Study Guide: The Measure of a Man

III. Chapter One: The Idyll

C. Writing Incentives

Choose one of these writing assignments.

1.

The first category of the Hostos General Education Core Competencies/Learning Goals entails “Global Citizenship and Life Competencies in a Multicultural Planetary Civilization.” Explain what kinds of abilities students would need to have in order to satisfy the expectations of this category. Then discuss, after examining this quote, whether or not Sidney Poitier’s “Cat Island curriculum” gave him adequate preparation to meet the goals of this first category of Hostos’s “core competencies.”
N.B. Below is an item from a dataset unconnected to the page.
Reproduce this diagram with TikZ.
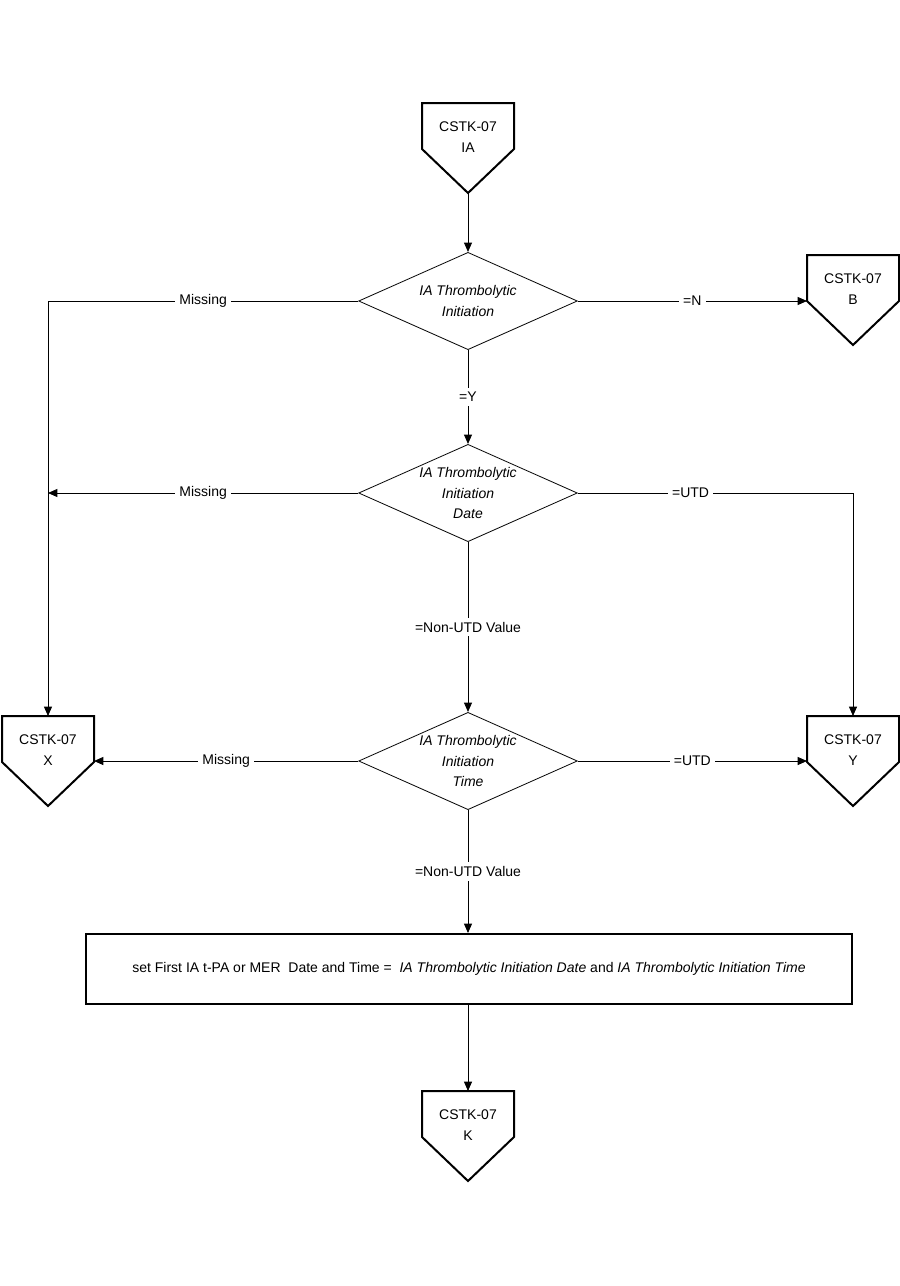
\documentclass[tikz,border=0pt]{standalone}
\usepackage{fontspec}
\setmainfont{Liberation Sans}
\usepackage{tikz}
\usetikzlibrary{shapes.geometric, arrows.meta, positioning}
\newcommand{\chartfont}{\fontsize{10.5}{15.4}\selectfont}
\tikzstyle{arrow}    = [line width=0.6pt, -{Triangle[length=7pt, width=6pt]}]
\tikzstyle{decision} = [diamond, draw, line width=0.6pt, shape aspect=2.25, minimum width=164pt, minimum height=73pt, inner sep=0pt, font=\chartfont\itshape]
\tikzstyle{offpage}  = [inner sep=0pt]
\tikzstyle{process}  = [rectangle, draw, line width=1.5pt, minimum width=574.5pt, minimum height=52.5pt]
\tikzstyle{lbl}      = [fill=white, inner sep=3pt]
\tikzset{every node/.style={align=center, font=\chartfont}}

\begin{document}
\begin{tikzpicture}[x=0.75pt, y=-0.75pt]
    \useasboundingbox (0,0) rectangle (900,1286);

    % off-page connectors
    \node (ia) at (468, 137)  [offpage] {CSTK-07\\IA};
    \node (b)  at (853, 289)  [offpage] {CSTK-07\\B};
    \node (x)  at (48, 750)   [offpage] {CSTK-07\\X};
    \node (y)  at (853, 750)  [offpage] {CSTK-07\\Y};
    \node (k)  at (468, 1125) [offpage] {CSTK-07\\K};
    \foreach \n in {ia, b, x, y, k} {
        \draw [line width=1.5pt] ([shift={(-34.5pt,25.5pt)}]\n.center) -- ++(69pt,0)
              -- ++(0,-34.5pt) -- ++(-34.5pt,-33pt) -- ++(-34.5pt,33pt) -- cycle;
        \coordinate (\n-top)   at ([yshift=25.5pt]\n.center);
        \coordinate (\n-tip)   at ([yshift=-42pt]\n.center);
        \coordinate (\n-left)  at ([shift={(-34.5pt,-9pt)}]\n.center);
        \coordinate (\n-right) at ([shift={(34.5pt,-9pt)}]\n.center);
    }

    % decisions
    \node (d1) at (468, 301) [decision] {IA Thrombolytic\\Initiation};
    \node (d2) at (468, 493) [decision] {IA Thrombolytic\\Initiation\\Date};
    \node (d3) at (468, 761) [decision] {IA Thrombolytic\\Initiation\\Time};
    \node (set) at (469, 969) [process]
          {set First IA t-PA or MER\ \ Date and Time =\ \ \textit{IA Thrombolytic Initiation Date} and \textit{IA Thrombolytic Initiation Time}};

    \draw [arrow] (ia-tip) -- (d1.north);
    \draw [arrow] (d1.west) -- node[lbl] {Missing} (d1.west -| x-top) -- (x-top);
    \draw [arrow] (d1.east) -- node[lbl] {=N} (d1.east -| b-left);
    \draw [arrow] (d1.south) -- node[lbl] {=Y} (d2.north);
    \draw [arrow] (d2.west) -- node[lbl] {Missing} (d2.west -| x-top);
    \draw [arrow] (d2.east) -- node[lbl, pos=0.41] {=UTD} (d2.east -| y-top) -- (y-top);
    \draw [arrow] (d2.south) -- node[lbl] {=Non-UTD Value} (d3.north);
    \draw [arrow] (d3.west) -- node[lbl] {Missing} (d3.west -| x-right);
    \draw [arrow] (d3.east) -- node[lbl] {=UTD} (d3.east -| y-left);
    \draw [arrow] (d3.south) -- node[lbl] {=Non-UTD Value} (set.north -| d3.south);
    \draw [arrow] (set.south -| k-top) -- (k-top);
\end{tikzpicture}
\end{document}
“By the age of ten and a half, when I got to Nassau – which is the capital of the Bahamas and a real city – I had done much such flirting with risk, and much thinking for myself. Sometimes I was right; sometimes I was wrong – and every time I was right it strengthened something in me. By the time I reached Miami, Florida, at fifteen, entering the modern world as an immigrant teenager, I was still a kid, and I was still thinking like a kid, but I had something inside that was looking out for me. I had an inner eye that watched the terrain and watched (13) the circumstances, especially when I was in hostile territory. This was my education, my Cat Island curriculum. This watchful way extended to human nature – words, motivations, actions, and consequences. The quiet and simple atmosphere of my childhood enabled me to focus down to the level of the subtle body language that came at me from my parents and my siblings. On that tiny island I had gotten to know these signals really, really well. I had learned to read them just as I had learned to read the cliffs and the tides. I didn’t understand them all, but over time I could use them as a reference point in trying to understand what others were saying, what they were doing, why they were behaving toward me as they were. I think that this is the basis for what has come to be called ‘emotional intelligence.’ It’s a capacity that’s nurtured by silence and by intimacy, and by the freedom to roam” (12-13).

2.

The author’s concluding thoughts in this chapter are as follows:

“As I entered this world, I would leave behind the nurturing of my family and my home, but in another sense I would take their protection with me.  The lessons I had learned, the feelings of groundedness and belonging that had been woven into my character there, would be my companions on the journey” (30).

Write an essay showing in what ways the childhood “nurturing of your family and home” has been a “protecti[ve]” force in your adult life.  If possible, compare your personal experience with Sidney Poitier’s.

3.  Writing a Letter

Write a letter to Sidney Poitier, telling him how your childhood was similar to and different from his on Cat Island.  Would you describe your childhood as an “idyll?”  Why or why not?

4.  Point-of-View Writing

You are Sidney Poitier’s parents.  Write  “A List of Rules for Bringing Up a Child.”